§ Stated exercise:
Transcribe every entry below word for word, but skip the pictures.

------ Dataset extract ------

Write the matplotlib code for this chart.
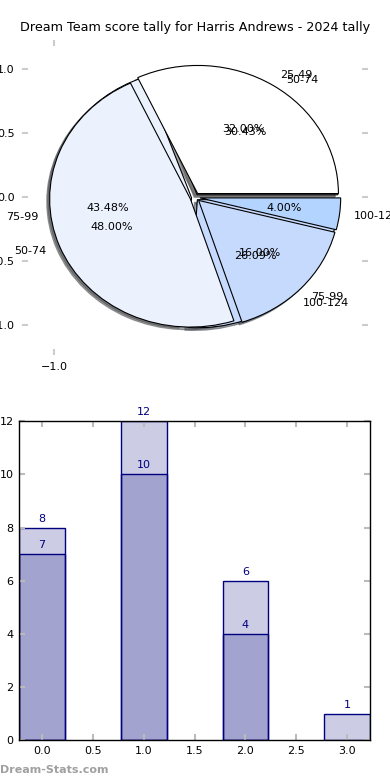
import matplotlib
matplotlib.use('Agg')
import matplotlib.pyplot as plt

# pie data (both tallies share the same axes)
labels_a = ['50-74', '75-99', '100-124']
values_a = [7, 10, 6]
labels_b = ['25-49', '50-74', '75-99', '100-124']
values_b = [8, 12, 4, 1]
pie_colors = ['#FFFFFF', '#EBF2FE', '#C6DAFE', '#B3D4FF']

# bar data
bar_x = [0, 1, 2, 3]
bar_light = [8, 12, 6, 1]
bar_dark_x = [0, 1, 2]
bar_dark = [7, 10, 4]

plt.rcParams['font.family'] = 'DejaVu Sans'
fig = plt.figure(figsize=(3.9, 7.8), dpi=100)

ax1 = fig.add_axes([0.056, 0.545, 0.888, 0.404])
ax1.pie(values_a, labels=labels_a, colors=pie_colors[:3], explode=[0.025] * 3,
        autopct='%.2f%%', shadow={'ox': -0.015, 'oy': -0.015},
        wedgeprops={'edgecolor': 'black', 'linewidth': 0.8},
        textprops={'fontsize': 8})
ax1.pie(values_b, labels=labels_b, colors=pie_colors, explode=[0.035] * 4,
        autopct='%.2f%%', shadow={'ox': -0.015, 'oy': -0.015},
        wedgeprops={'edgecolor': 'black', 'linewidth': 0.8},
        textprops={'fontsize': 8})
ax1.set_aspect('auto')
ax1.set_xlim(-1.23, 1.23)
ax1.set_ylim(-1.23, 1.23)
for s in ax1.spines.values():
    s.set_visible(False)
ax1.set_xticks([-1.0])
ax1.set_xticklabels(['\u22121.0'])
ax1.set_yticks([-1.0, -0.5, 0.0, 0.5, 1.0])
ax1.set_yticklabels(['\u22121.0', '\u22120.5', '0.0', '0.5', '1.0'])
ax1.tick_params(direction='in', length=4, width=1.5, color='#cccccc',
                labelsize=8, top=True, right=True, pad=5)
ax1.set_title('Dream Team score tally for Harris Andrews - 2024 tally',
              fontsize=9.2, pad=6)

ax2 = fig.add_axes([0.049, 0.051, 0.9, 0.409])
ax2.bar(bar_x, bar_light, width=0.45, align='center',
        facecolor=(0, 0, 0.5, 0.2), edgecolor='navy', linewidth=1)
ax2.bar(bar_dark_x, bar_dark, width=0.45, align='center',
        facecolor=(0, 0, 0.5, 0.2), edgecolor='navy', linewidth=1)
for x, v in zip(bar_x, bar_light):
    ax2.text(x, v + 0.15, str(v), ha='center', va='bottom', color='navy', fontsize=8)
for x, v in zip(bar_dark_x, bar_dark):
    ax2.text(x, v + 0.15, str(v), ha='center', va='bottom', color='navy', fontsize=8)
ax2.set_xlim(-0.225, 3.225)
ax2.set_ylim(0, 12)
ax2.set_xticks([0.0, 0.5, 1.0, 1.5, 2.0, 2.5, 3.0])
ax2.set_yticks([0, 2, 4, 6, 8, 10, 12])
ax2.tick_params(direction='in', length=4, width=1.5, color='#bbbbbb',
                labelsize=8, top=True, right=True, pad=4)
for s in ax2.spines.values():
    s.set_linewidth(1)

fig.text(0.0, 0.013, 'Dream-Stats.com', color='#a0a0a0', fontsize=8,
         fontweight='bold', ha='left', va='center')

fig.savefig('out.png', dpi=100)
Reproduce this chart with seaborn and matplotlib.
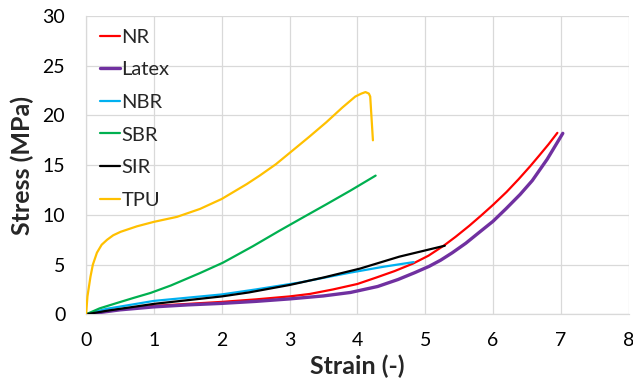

------

§ Exercise answer:
Write the matplotlib code for this chart.
import matplotlib
matplotlib.use('Agg')
import matplotlib.pyplot as plt

# pie data (both tallies share the same axes)
labels_a = ['50-74', '75-99', '100-124']
values_a = [7, 10, 6]
labels_b = ['25-49', '50-74', '75-99', '100-124']
values_b = [8, 12, 4, 1]
pie_colors = ['#FFFFFF', '#EBF2FE', '#C6DAFE', '#B3D4FF']

# bar data
bar_x = [0, 1, 2, 3]
bar_light = [8, 12, 6, 1]
bar_dark_x = [0, 1, 2]
bar_dark = [7, 10, 4]

plt.rcParams['font.family'] = 'DejaVu Sans'
fig = plt.figure(figsize=(3.9, 7.8), dpi=100)

ax1 = fig.add_axes([0.056, 0.545, 0.888, 0.404])
ax1.pie(values_a, labels=labels_a, colors=pie_colors[:3], explode=[0.025] * 3,
        autopct='%.2f%%', shadow={'ox': -0.015, 'oy': -0.015},
        wedgeprops={'edgecolor': 'black', 'linewidth': 0.8},
        textprops={'fontsize': 8})
ax1.pie(values_b, labels=labels_b, colors=pie_colors, explode=[0.035] * 4,
        autopct='%.2f%%', shadow={'ox': -0.015, 'oy': -0.015},
        wedgeprops={'edgecolor': 'black', 'linewidth': 0.8},
        textprops={'fontsize': 8})
ax1.set_aspect('auto')
ax1.set_xlim(-1.23, 1.23)
ax1.set_ylim(-1.23, 1.23)
for s in ax1.spines.values():
    s.set_visible(False)
ax1.set_xticks([-1.0])
ax1.set_xticklabels(['\u22121.0'])
ax1.set_yticks([-1.0, -0.5, 0.0, 0.5, 1.0])
ax1.set_yticklabels(['\u22121.0', '\u22120.5', '0.0', '0.5', '1.0'])
ax1.tick_params(direction='in', length=4, width=1.5, color='#cccccc',
                labelsize=8, top=True, right=True, pad=5)
ax1.set_title('Dream Team score tally for Harris Andrews - 2024 tally',
              fontsize=9.2, pad=6)

ax2 = fig.add_axes([0.049, 0.051, 0.9, 0.409])
ax2.bar(bar_x, bar_light, width=0.45, align='center',
        facecolor=(0, 0, 0.5, 0.2), edgecolor='navy', linewidth=1)
ax2.bar(bar_dark_x, bar_dark, width=0.45, align='center',
        facecolor=(0, 0, 0.5, 0.2), edgecolor='navy', linewidth=1)
for x, v in zip(bar_x, bar_light):
    ax2.text(x, v + 0.15, str(v), ha='center', va='bottom', color='navy', fontsize=8)
for x, v in zip(bar_dark_x, bar_dark):
    ax2.text(x, v + 0.15, str(v), ha='center', va='bottom', color='navy', fontsize=8)
ax2.set_xlim(-0.225, 3.225)
ax2.set_ylim(0, 12)
ax2.set_xticks([0.0, 0.5, 1.0, 1.5, 2.0, 2.5, 3.0])
ax2.set_yticks([0, 2, 4, 6, 8, 10, 12])
ax2.tick_params(direction='in', length=4, width=1.5, color='#bbbbbb',
                labelsize=8, top=True, right=True, pad=4)
for s in ax2.spines.values():
    s.set_linewidth(1)

fig.text(0.0, 0.013, 'Dream-Stats.com', color='#a0a0a0', fontsize=8,
         fontweight='bold', ha='left', va='center')

fig.savefig('out.png', dpi=100)
Reproduce this chart with seaborn and matplotlib.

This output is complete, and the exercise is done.